La réponse à une légitimité en crise :
une nouvelle dialectique du particulier et de l’universel

Jacques Capdevielle
Directeur de Recherche à la FNSP (CEVIPOF)

 

Nous sommes entrés, depuis une quinzaine d’années, dans une crise profonde de la légitimité démocratique telle que, pendant près d’un siècle, cette dernière s’était structurée dans le cadre de l’État-nation autour de l’élection et du phénomène partisan

La responsabilité de cette crise incombe à l’origine à la montée en puissance, à partir du début des années quatre-vingts, de l’invocation du marché comme régulateur essentiel sinon exclusif, de l’économie.

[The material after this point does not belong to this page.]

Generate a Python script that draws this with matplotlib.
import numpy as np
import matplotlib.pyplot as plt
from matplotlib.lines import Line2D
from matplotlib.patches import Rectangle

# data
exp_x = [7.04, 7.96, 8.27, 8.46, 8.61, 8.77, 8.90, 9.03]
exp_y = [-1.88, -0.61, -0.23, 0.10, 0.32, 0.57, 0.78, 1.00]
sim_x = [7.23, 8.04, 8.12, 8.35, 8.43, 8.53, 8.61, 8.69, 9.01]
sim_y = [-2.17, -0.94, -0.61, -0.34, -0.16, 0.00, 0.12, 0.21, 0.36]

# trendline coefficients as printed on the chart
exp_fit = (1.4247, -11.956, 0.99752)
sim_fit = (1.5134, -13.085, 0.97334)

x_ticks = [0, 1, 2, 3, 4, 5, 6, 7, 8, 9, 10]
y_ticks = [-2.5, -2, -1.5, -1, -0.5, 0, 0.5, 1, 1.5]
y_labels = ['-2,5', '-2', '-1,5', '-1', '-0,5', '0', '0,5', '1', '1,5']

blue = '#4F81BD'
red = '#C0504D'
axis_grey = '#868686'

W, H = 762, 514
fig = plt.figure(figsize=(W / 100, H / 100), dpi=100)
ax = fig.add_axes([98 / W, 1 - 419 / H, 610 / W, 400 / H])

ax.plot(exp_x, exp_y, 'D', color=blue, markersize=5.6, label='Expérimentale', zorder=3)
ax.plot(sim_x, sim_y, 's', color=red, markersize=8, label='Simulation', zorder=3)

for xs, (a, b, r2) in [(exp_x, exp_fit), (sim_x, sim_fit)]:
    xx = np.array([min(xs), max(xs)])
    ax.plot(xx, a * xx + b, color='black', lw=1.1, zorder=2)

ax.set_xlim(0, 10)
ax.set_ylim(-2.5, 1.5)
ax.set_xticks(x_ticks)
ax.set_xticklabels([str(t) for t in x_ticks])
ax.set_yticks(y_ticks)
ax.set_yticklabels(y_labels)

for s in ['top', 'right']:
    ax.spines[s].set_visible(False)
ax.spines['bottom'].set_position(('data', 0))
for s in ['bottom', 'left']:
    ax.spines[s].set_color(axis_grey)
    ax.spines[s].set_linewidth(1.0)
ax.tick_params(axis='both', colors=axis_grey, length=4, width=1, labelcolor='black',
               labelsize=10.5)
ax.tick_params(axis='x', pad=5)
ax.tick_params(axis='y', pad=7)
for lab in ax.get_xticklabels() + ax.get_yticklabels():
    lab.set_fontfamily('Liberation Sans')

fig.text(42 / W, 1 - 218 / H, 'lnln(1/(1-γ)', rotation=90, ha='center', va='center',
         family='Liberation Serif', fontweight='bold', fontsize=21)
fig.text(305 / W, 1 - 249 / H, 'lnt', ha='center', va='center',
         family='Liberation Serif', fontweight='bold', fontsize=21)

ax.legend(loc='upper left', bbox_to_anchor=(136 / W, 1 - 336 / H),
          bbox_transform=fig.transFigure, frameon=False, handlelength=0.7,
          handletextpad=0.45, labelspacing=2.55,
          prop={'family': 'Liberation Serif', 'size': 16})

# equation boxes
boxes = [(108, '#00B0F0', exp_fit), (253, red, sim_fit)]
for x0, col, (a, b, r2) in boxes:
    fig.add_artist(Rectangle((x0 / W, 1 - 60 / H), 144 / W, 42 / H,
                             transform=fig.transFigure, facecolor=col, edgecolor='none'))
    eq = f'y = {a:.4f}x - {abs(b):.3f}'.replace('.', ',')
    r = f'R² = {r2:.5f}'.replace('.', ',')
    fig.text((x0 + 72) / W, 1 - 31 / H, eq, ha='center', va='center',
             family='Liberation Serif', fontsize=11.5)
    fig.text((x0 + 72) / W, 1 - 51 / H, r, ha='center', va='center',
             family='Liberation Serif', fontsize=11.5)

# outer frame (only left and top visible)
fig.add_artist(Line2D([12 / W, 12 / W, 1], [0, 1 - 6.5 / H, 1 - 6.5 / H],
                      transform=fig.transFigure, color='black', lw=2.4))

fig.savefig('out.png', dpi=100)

Supposé réaliser l’optimum en termes de coûts face à la prestation de marchandises et de services de plus en plus diversifiés, le marché s’est imposé dans son rôle de régulation économique, en même temps qu’il s’érigeait en régulateur social en termes de production et de redistribution des richesses, dans une société où l’accent était mis sur l’individualisation croissante des rapports sociaux. Le " désenchantement " consécutif à l’implosion du bloc de l’Est et à la crise des modèles nationaux (Brésil, Japon, Allemagne, etc.) a fourni un terreau favorable à cette évolution. Invoquant l’absence d’alternative possible, les responsables politiques au pouvoir se sont en général efforcés d’accompagner les demandes du marché en dérégulant, en libéralisant les échanges et les mouvements de capitaux, quitte à compromettre leur légitimité, à favoriser une montée des votes protestataires ou populistes, ou à grossir le camp des abstentionnistes.

C’est dans ce contexte que la décennie suivante a vu le développement de mouvements corporatistes, catégoriels, autour de la défense d’avantages acquis et d’intérêts locaux. Ces mouvements auraient pu s’en tenir à cet aspect défensif et particulier, sans les excès de la globalisation financière et sans l’impuissance publique érigée en mode de légitimation par les pouvoirs politiques en place. Mais l’échec de l’OMC à Seattle a marqué un nouveau tournant en consacrant l’arrivée d’acteurs revendiquant à leur tour une légitimité issue de la société civile. Le succès d’une association comme Attac constitue de ce point de vue un cas d’école particulièrement intéressant, sur lequel on s’interrogera.